Болезненная переменчивость подрывала самую возможность в жизни Есенина не только любви, но и дружбы.
Между тем поэт, несомненно, имел подлинный талант товарищества и дружбы. Мемуаристы, близко знавшие Есенина в последние годы, неизменно отмечают его внимание и бескорыстную заботу о близких друзьях, а по отношению к знакомым – обворожительную мягкость и деликатность: “Он был беспомощен, как двухлетний ребенок; не мог создать нужной обстановки, устроить просто, по-человечески жизнь. И вместе с тем он умел заботиться о других” (С. Виноградская)[1489]; “С ним дружили и пили, брали в долг деньги, которые он никогда, как мне известно, не требовал назад, но люди не хранили и не заботились об участи его большого таланта” (А. Сахаров)[1490]; “Казалось, он улыбается всему миру – деревьям, дню, облакам, людям, цветам, – улыбка у него была чистосердечна и жизнерадостна, он будто звал улыбаться с собой всех окружающих” (И. Рахилло)[1491].
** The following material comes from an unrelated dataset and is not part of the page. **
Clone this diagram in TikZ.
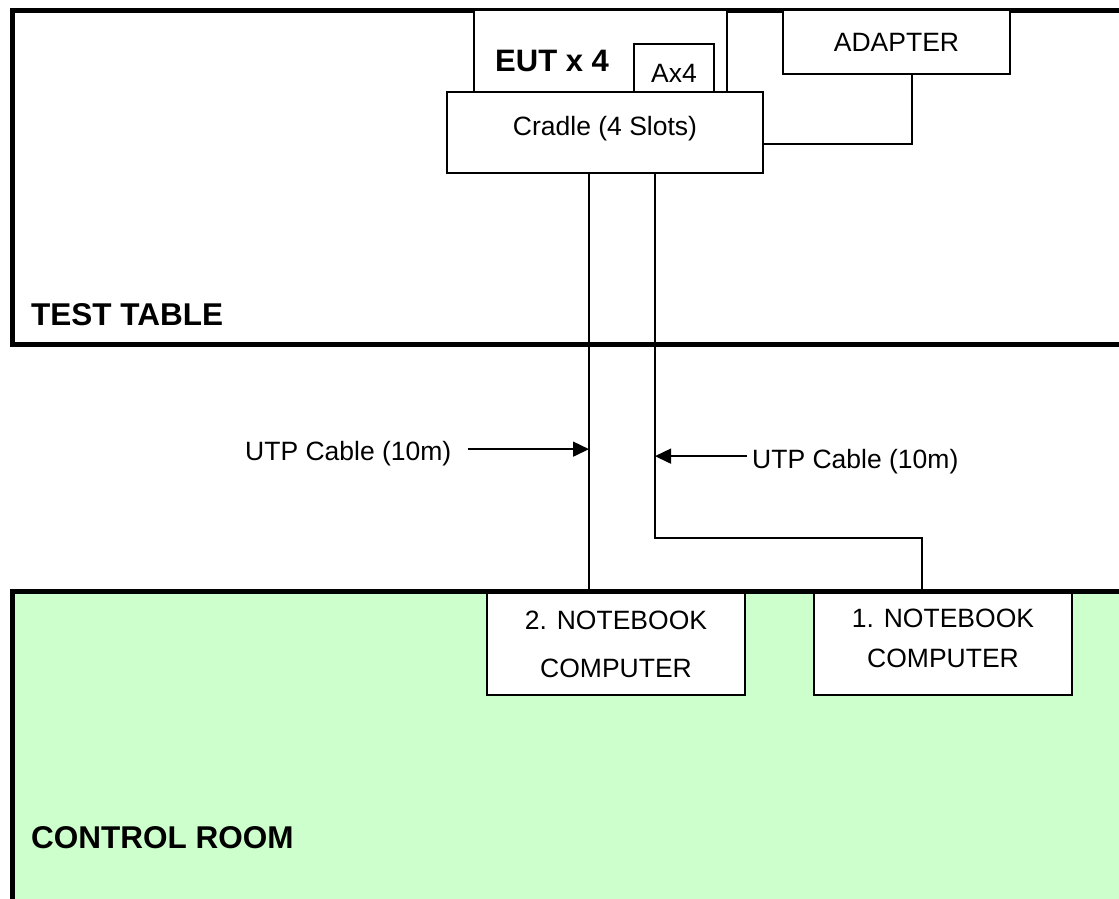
\documentclass[tikz,border=0pt]{standalone}
\usepackage{fontspec}
\setmainfont{Liberation Sans}
\usetikzlibrary{arrows.meta}
\definecolor{roomgreen}{HTML}{CCFFCC}

\begin{document}
\begin{tikzpicture}[x=1pt,y=-1pt,
  unit/.style={draw,line width=1.5pt,fill=white,inner sep=0pt,align=center,font=\fontsize{26.5}{40}\selectfont},
  area/.style={draw,line width=5pt},
  arealbl/.style={anchor=base west,inner sep=0pt,font=\fontsize{31.5}{38}\selectfont\bfseries},
  cablelbl/.style={anchor=base west,inner sep=0pt,font=\fontsize{26.5}{32}\selectfont},
  cable/.style={line width=1.5pt},
  tip/.style={-{Triangle[length=16pt,width=15pt]}}]
\useasboundingbox (0,0) rectangle (1119,899);
\draw[area,fill=roomgreen] (12.5,591) rectangle (1140,920);
\draw[area] (12.5,10.5) rectangle (1140,344);
\node[arealbl] (tbl) at (31,325){TEST TABLE};\node[arealbl] (room) at (31,848){CONTROL ROOM};

\node[unit,minimum width=253pt,minimum height=82pt] (eut) at (600.5,51){};
\node[arealbl,font=\fontsize{31}{38}\selectfont\bfseries] (eutlbl) at (495,72){EUT x 4};
\node[unit,minimum width=80pt,minimum height=48pt,text height=28pt] (ax) at (674,68){Ax4};
\node[unit,minimum width=316pt,minimum height=81pt,text depth=14pt] (cradle) at (605,132.5){Cradle (4 Slots)};
\node[unit,minimum width=227pt,minimum height=64pt] (adapter) at (896.5,42){ADAPTER};
\node[unit,minimum width=258pt,minimum height=102pt] (nbB) at (616,644){2. NOTEBOOK\\[8pt]COMPUTER};
\node[unit,minimum width=258pt,minimum height=102pt,text depth=11pt] (nbA) at (943,644){1. NOTEBOOK\\COMPUTER};

\coordinate (cabB) at ([xshift=-16pt]cradle.south);\coordinate (cabA) at ([xshift=50pt]cradle.south);
\draw[cable] (cabB) -- (cabB |- nbB.north);
\draw[cable] (cabA) -- ++(0,364) -| ([xshift=-21pt]nbA.north);
\draw[cable] ([xshift=15.5pt]adapter.south) |- ([yshift=-11.5pt]cradle.east);

\node[cablelbl] (utpB) at (245,460){UTP Cable (10m)};
\node[cablelbl] (utpA) at (752,468){UTP Cable (10m)};
\draw[cable,tip] ([xshift=16pt,yshift=4pt]utpB.east) coordinate (pB) -- (pB -| cabB);
\draw[cable,tip] ([xshift=-5pt,yshift=5pt]utpA.west) coordinate (pA) -- (pA -| cabA);
\end{tikzpicture}
\end{document}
Анна Назарова вспоминает один из случаев есенинского самопожертвования в дружбе: “У Ганина плохие сапоги. Как-то за чаем – довольно прозрачно, говорит, вроде того, что “у тебя, Сергей, много обуви, а мои развалились”, Ганин намекнул Есенину, что тому надо дать сапоги Ганину. Денег, чтоб купить, нет. Есенин решает: “Отдам желтые ботинки и длинные чулки”. У самого Есенина было что-то 2 пары ботинок, и эти – “ желтые” – лучшие Я начала протестовать и, конечно, напрасно, потому что мне все же пришлось отдать Ганину туфли”[1492].
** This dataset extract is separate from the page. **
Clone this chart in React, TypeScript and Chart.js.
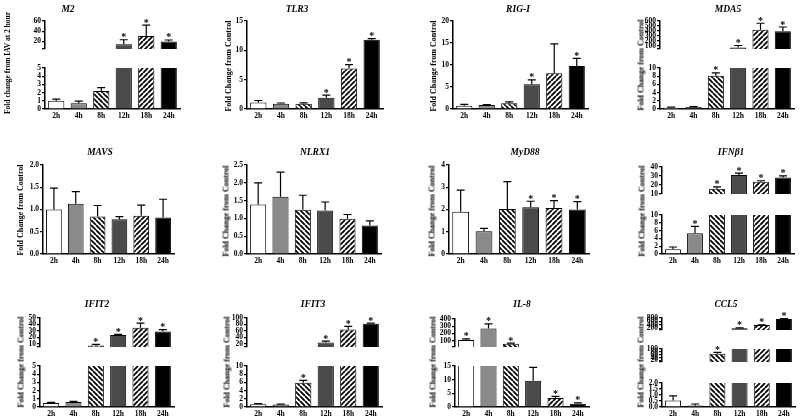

Но это в светлые моменты жизни; в другой раз Есенин вполне мог повернуться к другу темной стороной. Так, со своим постоянным спутником и собутыльником И. Приблудным он вовсе не так щедр: “Дрянной человек я сказал, чтобы чтоб он заплатил мне за башмаки”[1493]. В воровстве, впрочем, обвиняется не только этот “верный Лепорелло”, на голову которого (если верить Мариенгофу) старший товарищ как-то со всей силы опустил тяжелую пивную кружку[1494]. В затемненном подозрениями сознании Есенина-Хайда все оказываются под подозрением: “Все воры! Все… Наседкин вор! Плакать хочется!”[1495]. И поэт порой и поступал с товарищами в соответствии со своей манией. “…Однажды он съехал с квартиры товарища, у которого жил, – рассказывает С. Виноградская. – Съехал он в отсутствие того и увез с собою все комнатные принадлежности вплоть до занавесок.
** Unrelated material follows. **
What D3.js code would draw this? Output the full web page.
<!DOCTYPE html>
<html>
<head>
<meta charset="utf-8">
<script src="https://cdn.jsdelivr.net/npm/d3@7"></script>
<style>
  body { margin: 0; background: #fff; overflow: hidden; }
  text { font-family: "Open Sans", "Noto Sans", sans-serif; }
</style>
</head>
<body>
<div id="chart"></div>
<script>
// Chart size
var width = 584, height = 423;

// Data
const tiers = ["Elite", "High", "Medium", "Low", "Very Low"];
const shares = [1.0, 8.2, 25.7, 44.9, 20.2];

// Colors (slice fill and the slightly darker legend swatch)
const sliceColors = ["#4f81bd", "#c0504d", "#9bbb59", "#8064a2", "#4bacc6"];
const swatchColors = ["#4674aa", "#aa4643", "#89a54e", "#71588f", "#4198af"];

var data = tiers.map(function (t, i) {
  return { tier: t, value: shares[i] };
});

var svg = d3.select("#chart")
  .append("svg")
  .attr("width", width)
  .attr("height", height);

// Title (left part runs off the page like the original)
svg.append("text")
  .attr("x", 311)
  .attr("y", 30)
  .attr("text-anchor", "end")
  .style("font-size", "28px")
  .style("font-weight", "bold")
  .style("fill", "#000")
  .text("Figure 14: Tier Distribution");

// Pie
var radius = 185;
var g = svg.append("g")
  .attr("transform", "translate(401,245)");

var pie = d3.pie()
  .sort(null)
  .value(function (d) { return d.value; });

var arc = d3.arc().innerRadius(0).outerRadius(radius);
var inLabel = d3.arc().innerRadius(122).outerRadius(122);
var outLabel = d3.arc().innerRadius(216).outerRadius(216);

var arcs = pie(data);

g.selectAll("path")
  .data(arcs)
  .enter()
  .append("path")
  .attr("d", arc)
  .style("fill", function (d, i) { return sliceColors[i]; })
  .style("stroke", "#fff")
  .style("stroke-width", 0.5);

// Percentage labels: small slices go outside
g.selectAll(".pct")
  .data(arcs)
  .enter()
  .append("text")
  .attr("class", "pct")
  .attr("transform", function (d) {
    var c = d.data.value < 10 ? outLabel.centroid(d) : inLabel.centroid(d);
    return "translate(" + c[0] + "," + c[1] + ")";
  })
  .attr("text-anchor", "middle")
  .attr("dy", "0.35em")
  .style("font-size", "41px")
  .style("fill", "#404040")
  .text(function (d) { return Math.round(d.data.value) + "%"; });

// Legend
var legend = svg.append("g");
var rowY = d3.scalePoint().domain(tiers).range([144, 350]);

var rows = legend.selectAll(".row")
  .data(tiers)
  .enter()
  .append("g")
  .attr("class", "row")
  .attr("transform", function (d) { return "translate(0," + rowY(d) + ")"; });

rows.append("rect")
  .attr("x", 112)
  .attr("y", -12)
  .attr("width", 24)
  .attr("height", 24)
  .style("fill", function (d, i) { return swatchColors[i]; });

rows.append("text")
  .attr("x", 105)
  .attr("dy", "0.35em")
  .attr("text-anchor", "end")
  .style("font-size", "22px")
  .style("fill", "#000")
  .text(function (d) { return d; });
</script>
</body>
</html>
– Все мое! Все забрать, чтоб ничего не осталось!..”[1496].
“У меня нет друзей”; “Друзья – свора завистников или куча вредного дурачья”[1497], – твердил поэт в частных разговорах и о том же подчас говорил в стихах: “Средь людей я дружбы не имею…” (“Я обманывать себя не стану…”); “…И нет за гробом ни жены, ни друга” (“Ответ”).
Перелом в сознании Есенина во многом связан с еще одним роковым разрывом в его жизни: после Мариенгофа у него действительно не стало друзей по большому счету.
С конца августа 1923 года поэт поселился в своей прежней квартире на Петровке, где оставался жить Мариенгоф. В сентябре давно и исподволь копившееся есенинское раздражение против лучшего друга прорвалось наружу: он “вызвал Мариенгофа на откровенное объяснение по поводу” денежных “расчетов с его сестрой Катей” во время пребывания Есенина за границей, “и они так поссорились, что перестали разговаривать друг с другом”[1498].